**Data:**
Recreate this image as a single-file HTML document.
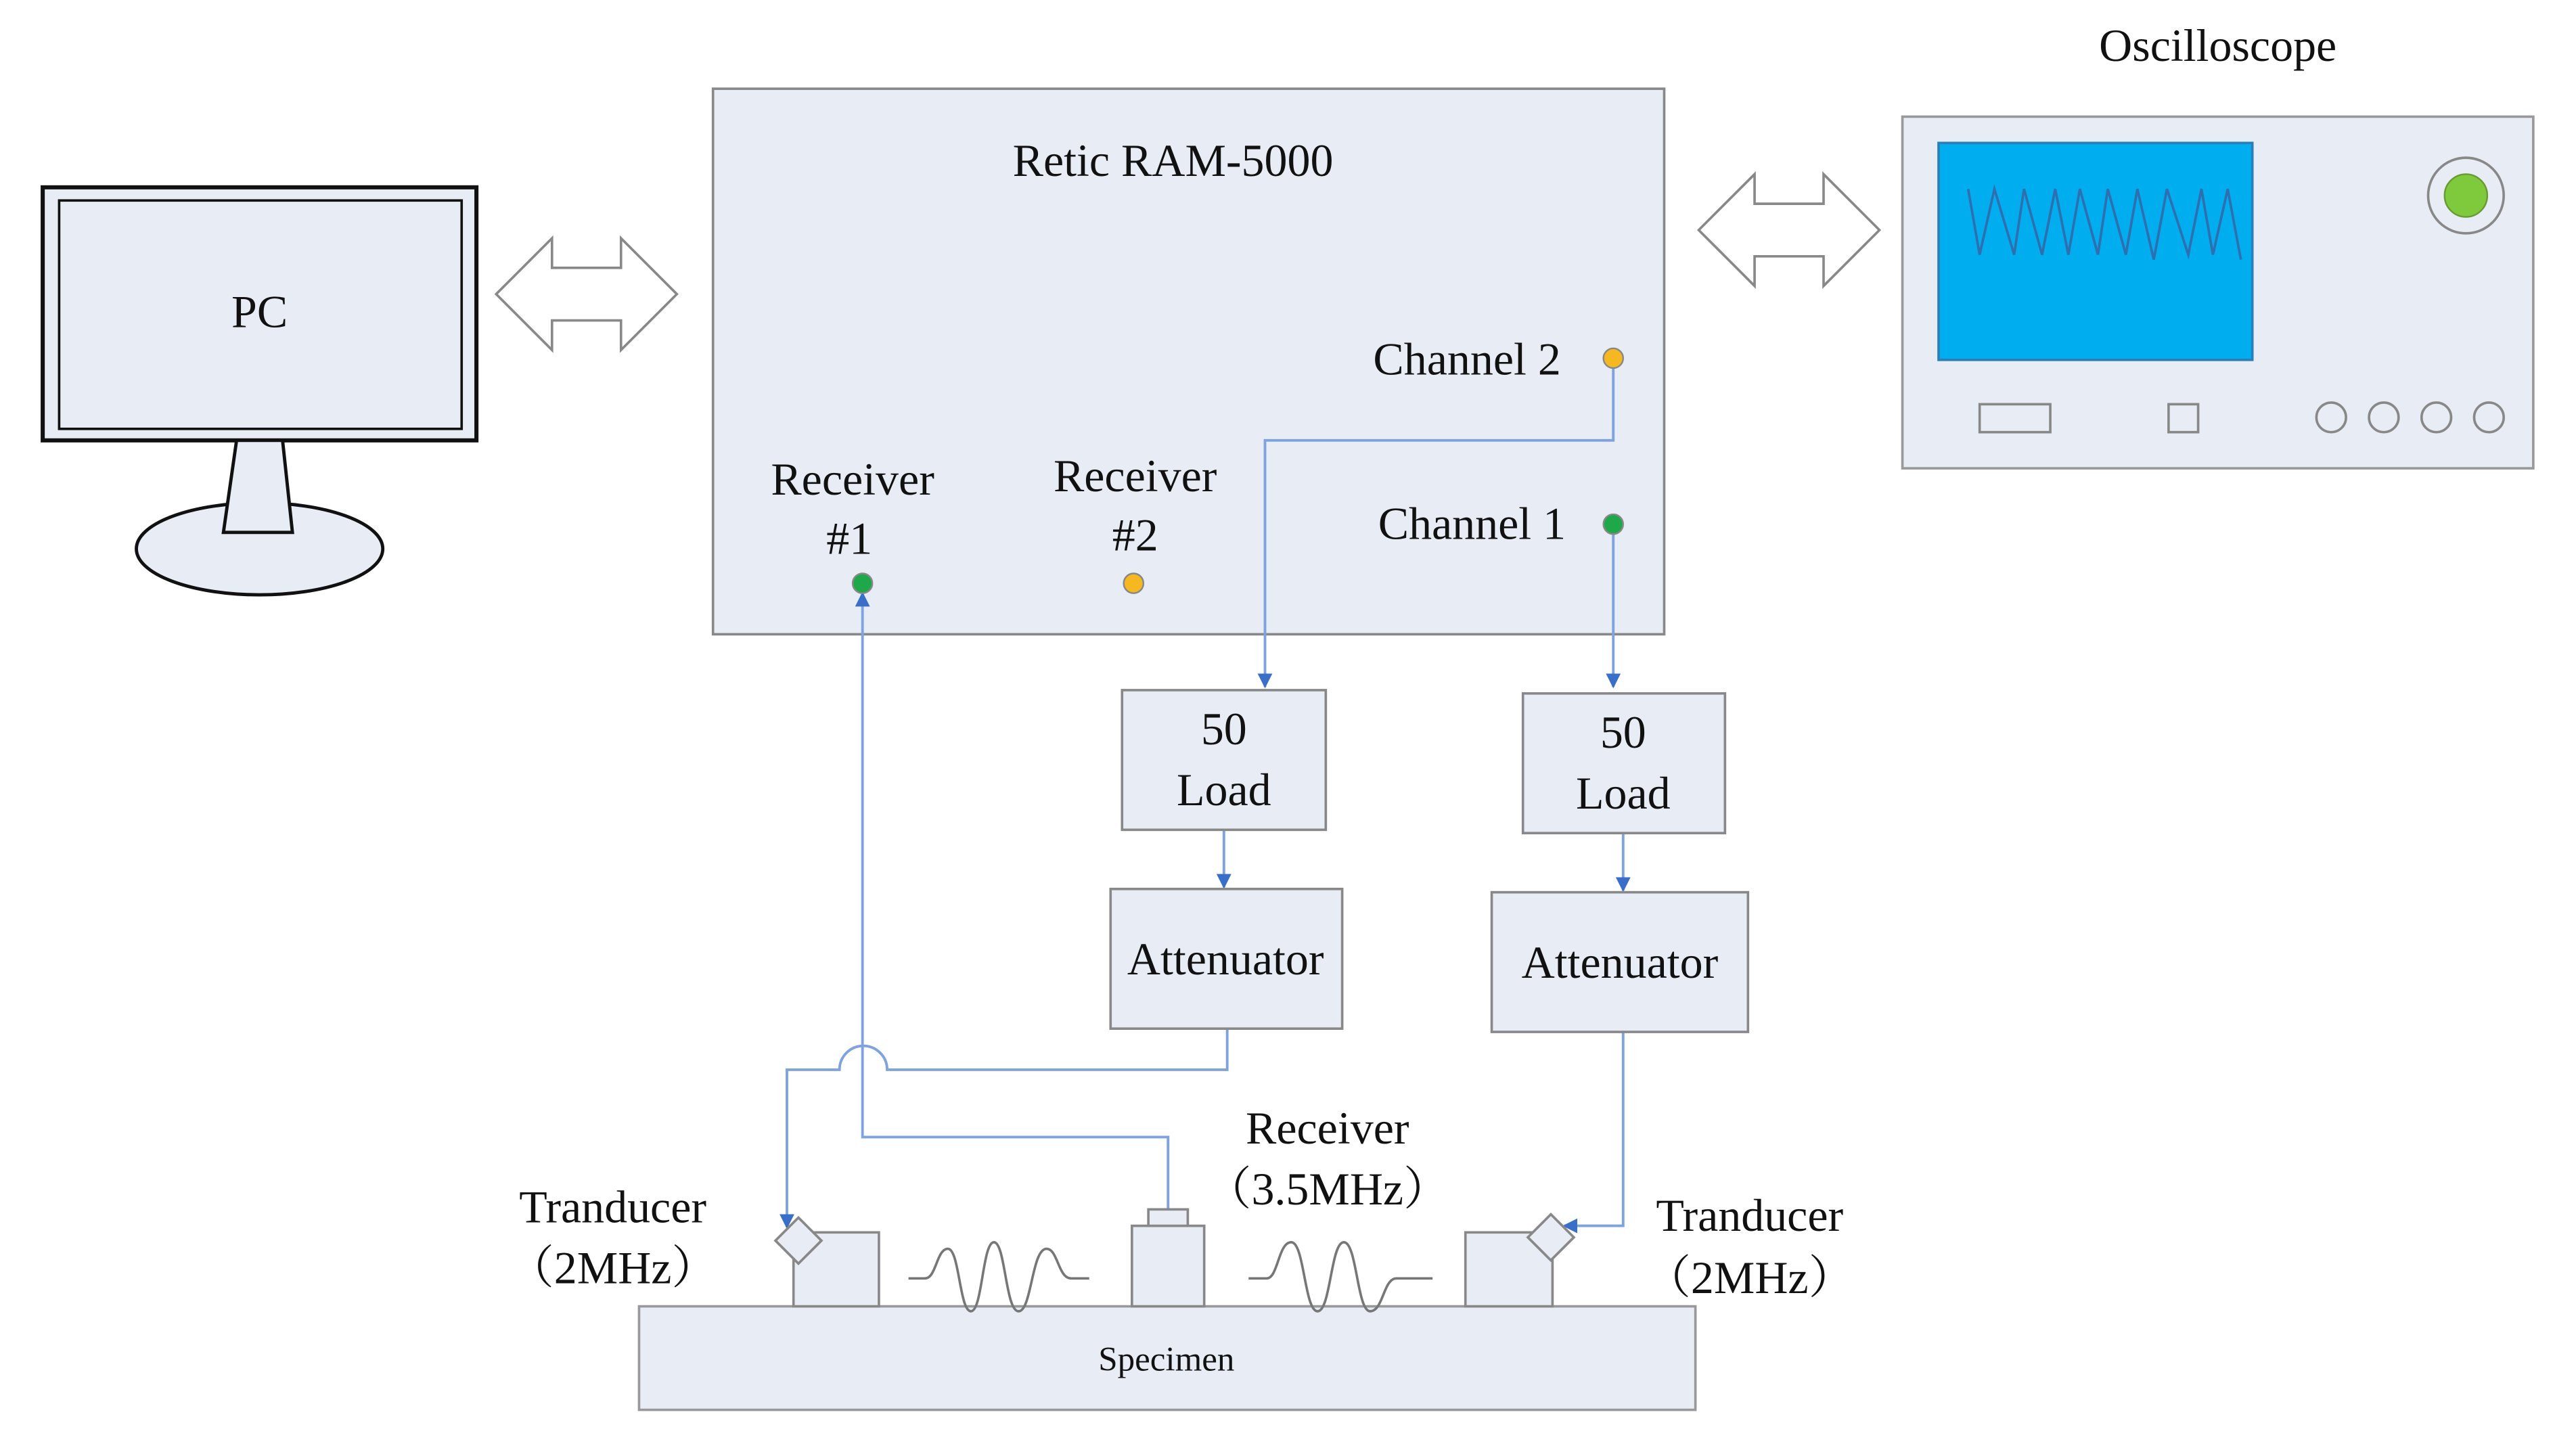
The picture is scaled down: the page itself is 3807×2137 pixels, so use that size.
<!DOCTYPE html>
<html><head><meta charset="utf-8"><style>
html,body{margin:0;padding:0;background:#fff}
svg{display:block}
text{font-family:"Liberation Serif","Noto Serif CJK SC",serif;fill:#111}
</style></head><body>
<svg width="3807" height="2137" viewBox="0 0 1568 880" preserveAspectRatio="none" xmlns="http://www.w3.org/2000/svg">
<defs>
<marker id="a" viewBox="0 0 10 10" refX="9" refY="5" markerWidth="9" markerHeight="9" orient="auto" markerUnits="userSpaceOnUse"><path d="M0,0 L10,5 L0,10 z" fill="#3a6fc9"/></marker>
</defs>
<!-- PC -->
<rect x="26" y="114" width="264" height="154" fill="#e8ecf5" stroke="#111" stroke-width="2.5"/>
<rect x="36" y="122" width="245" height="139" fill="#e8ecf5" stroke="#111" stroke-width="1.5"/>
<text x="158" y="199" font-size="28" text-anchor="middle">PC</text>
<ellipse cx="158" cy="334" rx="75" ry="28" fill="#e8ecf5" stroke="#111" stroke-width="2"/>
<path d="M144,268 L172,268 L178,324 L136,324 Z" fill="#e8ecf5" stroke="#111" stroke-width="2"/>
<!-- double arrows -->
<path d="M302,179 L336,145 L336,163 L378,163 L378,145 L412,179 L378,213 L378,195 L336,195 L336,213 Z" fill="#fff" stroke="#888" stroke-width="1.5"/>
<path d="M1034,140 L1068,106 L1068,124 L1110,124 L1110,106 L1144,140 L1110,174 L1110,156 L1068,156 L1068,174 Z" fill="#fff" stroke="#888" stroke-width="1.5"/>
<!-- Retic -->
<rect x="434" y="54" width="579" height="332" fill="#e8ecf5" stroke="#888" stroke-width="1.5"/>
<text x="714" y="107" font-size="28" text-anchor="middle">Retic RAM-5000</text>
<text x="893" y="228" font-size="28" text-anchor="middle">Channel 2</text>
<text x="896" y="328" font-size="28" text-anchor="middle">Channel 1</text>
<text x="519" y="301" font-size="28" text-anchor="middle">Receiver</text>
<text x="517" y="337" font-size="28" text-anchor="middle">#1</text>
<text x="691" y="299" font-size="28" text-anchor="middle">Receiver</text>
<text x="691" y="335" font-size="28" text-anchor="middle">#2</text>
<!-- connectors -->
<g fill="none" stroke="#7fa3de" stroke-width="1.6">
<path d="M982,218 L982,268 L770,268 L770,418" marker-end="url(#a)"/>
<path d="M982,319 L982,418" marker-end="url(#a)"/>
<path d="M745,505 L745,540" marker-end="url(#a)"/>
<path d="M988,507 L988,542" marker-end="url(#a)"/>
<path d="M747,626 L747,651 L540,651 A14,14 0 0 0 511,651 L479,651 L479,747" marker-end="url(#a)"/>
<path d="M711,736 L711,692 L525,692 L525,361" marker-end="url(#a)"/>
<path d="M988,628 L988,746 L952,746" marker-end="url(#a)"/>
</g>
<circle cx="982" cy="218" r="6" fill="#f5b820" stroke="#888" stroke-width="1"/>
<circle cx="982" cy="319" r="6" fill="#1fa84a" stroke="#888" stroke-width="1"/>
<circle cx="525" cy="355" r="6" fill="#1fa84a" stroke="#888" stroke-width="1"/>
<circle cx="690" cy="355" r="6" fill="#f5b820" stroke="#888" stroke-width="1"/>
<!-- loads / attenuators -->
<g fill="#e8ecf5" stroke="#888" stroke-width="1.5">
<rect x="683" y="420" width="124" height="85"/>
<rect x="927" y="422" width="123" height="85"/>
<rect x="676" y="541" width="141" height="85"/>
<rect x="908" y="543" width="156" height="85"/>
</g>
<text x="745" y="453" font-size="28" text-anchor="middle">50</text>
<text x="745" y="490" font-size="28" text-anchor="middle">Load</text>
<text x="988" y="455" font-size="28" text-anchor="middle">50</text>
<text x="988" y="492" font-size="28" text-anchor="middle">Load</text>
<text x="746" y="593" font-size="28" text-anchor="middle">Attenuator</text>
<text x="986" y="595" font-size="28" text-anchor="middle">Attenuator</text>
<!-- oscilloscope -->
<text x="1350" y="37" font-size="28" text-anchor="middle">Oscilloscope</text>
<rect x="1158" y="71" width="384" height="214" fill="#e8ecf5" stroke="#999" stroke-width="1.5"/>
<rect x="1180" y="87" width="191" height="132" fill="#00aeef" stroke="#2a7fb8" stroke-width="1.5"/>
<polyline points="1198,115 1205,155 1214,115 1226,155 1232,115 1243,155 1251,115 1259,155 1266,115 1277,155 1283,115 1294,155 1301,115 1311,158 1319,115 1332,155 1340,115 1347,155 1356,115 1364,158" fill="none" stroke="#2e6fb0" stroke-width="1.5"/>
<circle cx="1501" cy="119" r="23" fill="#e8ecf5" stroke="#888" stroke-width="1.5"/>
<circle cx="1501" cy="119" r="13" fill="#7fc93c" stroke="#6a9a35" stroke-width="1"/>
<g fill="none" stroke="#888" stroke-width="1.5">
<rect x="1205" y="246" width="43" height="17"/>
<rect x="1320" y="246" width="18" height="17"/>
<circle cx="1419" cy="254" r="9"/><circle cx="1451" cy="254" r="9"/><circle cx="1483" cy="254" r="9"/><circle cx="1515" cy="254" r="9"/>
</g>
<!-- specimen -->
<rect x="389" y="795" width="643" height="63" fill="#e8ecf5" stroke="#999" stroke-width="1.5"/>
<text x="710" y="834" font-size="21" text-anchor="middle">Specimen</text>
<g fill="#e8ecf5" stroke="#888" stroke-width="1.5">
<rect x="483" y="750" width="52" height="45"/>
<rect x="689" y="746" width="44" height="49"/>
<rect x="699" y="736" width="24" height="10"/>
<rect x="892" y="750" width="53" height="45"/>
<path d="M486,741 L500,755 L486,769 L472,755 Z"/>
<path d="M944,739 L958,753 L944,767 L930,753 Z"/>
</g>
<g fill="none" stroke="#777" stroke-width="1.5">
<path d="M553,778 L563,778 C570,778 570,760 577,760 C584,760 584,798 591,798 C598,798 598,756 605,756 C612,756 612,798 620,798 C628,798 628,760 637,760 C644,760 644,778 652,778 L663,778"/>
<path d="M760,778 L771,778 C778,778 778,756 786,756 C794,756 794,798 802,798 C810,798 810,756 818,756 C826,756 826,798 834,798 C842,798 842,778 850,778 L872,778"/>
</g>
<text x="373" y="744" font-size="28" text-anchor="middle">Tranducer</text>
<text x="373" y="781" font-size="28" text-anchor="middle">（2MHz）</text>
<text x="1065" y="749" font-size="28" text-anchor="middle">Tranducer</text>
<text x="1065" y="787" font-size="28" text-anchor="middle">（2MHz）</text>
<text x="808" y="696" font-size="28" text-anchor="middle">Receiver</text>
<text x="808" y="733" font-size="28" text-anchor="middle">（3.5MHz）</text>
</svg>
</body></html>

**Task requirements:** The data should be printed again unchanged; leave its pictures out.

**The response:**
Recreate this image as a single-file HTML document.
The picture is scaled down: the page itself is 3807×2137 pixels, so use that size.
<!DOCTYPE html>
<html><head><meta charset="utf-8"><style>
html,body{margin:0;padding:0;background:#fff}
svg{display:block}
text{font-family:"Liberation Serif","Noto Serif CJK SC",serif;fill:#111}
</style></head><body>
<svg width="3807" height="2137" viewBox="0 0 1568 880" preserveAspectRatio="none" xmlns="http://www.w3.org/2000/svg">
<defs>
<marker id="a" viewBox="0 0 10 10" refX="9" refY="5" markerWidth="9" markerHeight="9" orient="auto" markerUnits="userSpaceOnUse"><path d="M0,0 L10,5 L0,10 z" fill="#3a6fc9"/></marker>
</defs>
<!-- PC -->
<rect x="26" y="114" width="264" height="154" fill="#e8ecf5" stroke="#111" stroke-width="2.5"/>
<rect x="36" y="122" width="245" height="139" fill="#e8ecf5" stroke="#111" stroke-width="1.5"/>
<text x="158" y="199" font-size="28" text-anchor="middle">PC</text>
<ellipse cx="158" cy="334" rx="75" ry="28" fill="#e8ecf5" stroke="#111" stroke-width="2"/>
<path d="M144,268 L172,268 L178,324 L136,324 Z" fill="#e8ecf5" stroke="#111" stroke-width="2"/>
<!-- double arrows -->
<path d="M302,179 L336,145 L336,163 L378,163 L378,145 L412,179 L378,213 L378,195 L336,195 L336,213 Z" fill="#fff" stroke="#888" stroke-width="1.5"/>
<path d="M1034,140 L1068,106 L1068,124 L1110,124 L1110,106 L1144,140 L1110,174 L1110,156 L1068,156 L1068,174 Z" fill="#fff" stroke="#888" stroke-width="1.5"/>
<!-- Retic -->
<rect x="434" y="54" width="579" height="332" fill="#e8ecf5" stroke="#888" stroke-width="1.5"/>
<text x="714" y="107" font-size="28" text-anchor="middle">Retic RAM-5000</text>
<text x="893" y="228" font-size="28" text-anchor="middle">Channel 2</text>
<text x="896" y="328" font-size="28" text-anchor="middle">Channel 1</text>
<text x="519" y="301" font-size="28" text-anchor="middle">Receiver</text>
<text x="517" y="337" font-size="28" text-anchor="middle">#1</text>
<text x="691" y="299" font-size="28" text-anchor="middle">Receiver</text>
<text x="691" y="335" font-size="28" text-anchor="middle">#2</text>
<!-- connectors -->
<g fill="none" stroke="#7fa3de" stroke-width="1.6">
<path d="M982,218 L982,268 L770,268 L770,418" marker-end="url(#a)"/>
<path d="M982,319 L982,418" marker-end="url(#a)"/>
<path d="M745,505 L745,540" marker-end="url(#a)"/>
<path d="M988,507 L988,542" marker-end="url(#a)"/>
<path d="M747,626 L747,651 L540,651 A14,14 0 0 0 511,651 L479,651 L479,747" marker-end="url(#a)"/>
<path d="M711,736 L711,692 L525,692 L525,361" marker-end="url(#a)"/>
<path d="M988,628 L988,746 L952,746" marker-end="url(#a)"/>
</g>
<circle cx="982" cy="218" r="6" fill="#f5b820" stroke="#888" stroke-width="1"/>
<circle cx="982" cy="319" r="6" fill="#1fa84a" stroke="#888" stroke-width="1"/>
<circle cx="525" cy="355" r="6" fill="#1fa84a" stroke="#888" stroke-width="1"/>
<circle cx="690" cy="355" r="6" fill="#f5b820" stroke="#888" stroke-width="1"/>
<!-- loads / attenuators -->
<g fill="#e8ecf5" stroke="#888" stroke-width="1.5">
<rect x="683" y="420" width="124" height="85"/>
<rect x="927" y="422" width="123" height="85"/>
<rect x="676" y="541" width="141" height="85"/>
<rect x="908" y="543" width="156" height="85"/>
</g>
<text x="745" y="453" font-size="28" text-anchor="middle">50</text>
<text x="745" y="490" font-size="28" text-anchor="middle">Load</text>
<text x="988" y="455" font-size="28" text-anchor="middle">50</text>
<text x="988" y="492" font-size="28" text-anchor="middle">Load</text>
<text x="746" y="593" font-size="28" text-anchor="middle">Attenuator</text>
<text x="986" y="595" font-size="28" text-anchor="middle">Attenuator</text>
<!-- oscilloscope -->
<text x="1350" y="37" font-size="28" text-anchor="middle">Oscilloscope</text>
<rect x="1158" y="71" width="384" height="214" fill="#e8ecf5" stroke="#999" stroke-width="1.5"/>
<rect x="1180" y="87" width="191" height="132" fill="#00aeef" stroke="#2a7fb8" stroke-width="1.5"/>
<polyline points="1198,115 1205,155 1214,115 1226,155 1232,115 1243,155 1251,115 1259,155 1266,115 1277,155 1283,115 1294,155 1301,115 1311,158 1319,115 1332,155 1340,115 1347,155 1356,115 1364,158" fill="none" stroke="#2e6fb0" stroke-width="1.5"/>
<circle cx="1501" cy="119" r="23" fill="#e8ecf5" stroke="#888" stroke-width="1.5"/>
<circle cx="1501" cy="119" r="13" fill="#7fc93c" stroke="#6a9a35" stroke-width="1"/>
<g fill="none" stroke="#888" stroke-width="1.5">
<rect x="1205" y="246" width="43" height="17"/>
<rect x="1320" y="246" width="18" height="17"/>
<circle cx="1419" cy="254" r="9"/><circle cx="1451" cy="254" r="9"/><circle cx="1483" cy="254" r="9"/><circle cx="1515" cy="254" r="9"/>
</g>
<!-- specimen -->
<rect x="389" y="795" width="643" height="63" fill="#e8ecf5" stroke="#999" stroke-width="1.5"/>
<text x="710" y="834" font-size="21" text-anchor="middle">Specimen</text>
<g fill="#e8ecf5" stroke="#888" stroke-width="1.5">
<rect x="483" y="750" width="52" height="45"/>
<rect x="689" y="746" width="44" height="49"/>
<rect x="699" y="736" width="24" height="10"/>
<rect x="892" y="750" width="53" height="45"/>
<path d="M486,741 L500,755 L486,769 L472,755 Z"/>
<path d="M944,739 L958,753 L944,767 L930,753 Z"/>
</g>
<g fill="none" stroke="#777" stroke-width="1.5">
<path d="M553,778 L563,778 C570,778 570,760 577,760 C584,760 584,798 591,798 C598,798 598,756 605,756 C612,756 612,798 620,798 C628,798 628,760 637,760 C644,760 644,778 652,778 L663,778"/>
<path d="M760,778 L771,778 C778,778 778,756 786,756 C794,756 794,798 802,798 C810,798 810,756 818,756 C826,756 826,798 834,798 C842,798 842,778 850,778 L872,778"/>
</g>
<text x="373" y="744" font-size="28" text-anchor="middle">Tranducer</text>
<text x="373" y="781" font-size="28" text-anchor="middle">（2MHz）</text>
<text x="1065" y="749" font-size="28" text-anchor="middle">Tranducer</text>
<text x="1065" y="787" font-size="28" text-anchor="middle">（2MHz）</text>
<text x="808" y="696" font-size="28" text-anchor="middle">Receiver</text>
<text x="808" y="733" font-size="28" text-anchor="middle">（3.5MHz）</text>
</svg>
</body></html>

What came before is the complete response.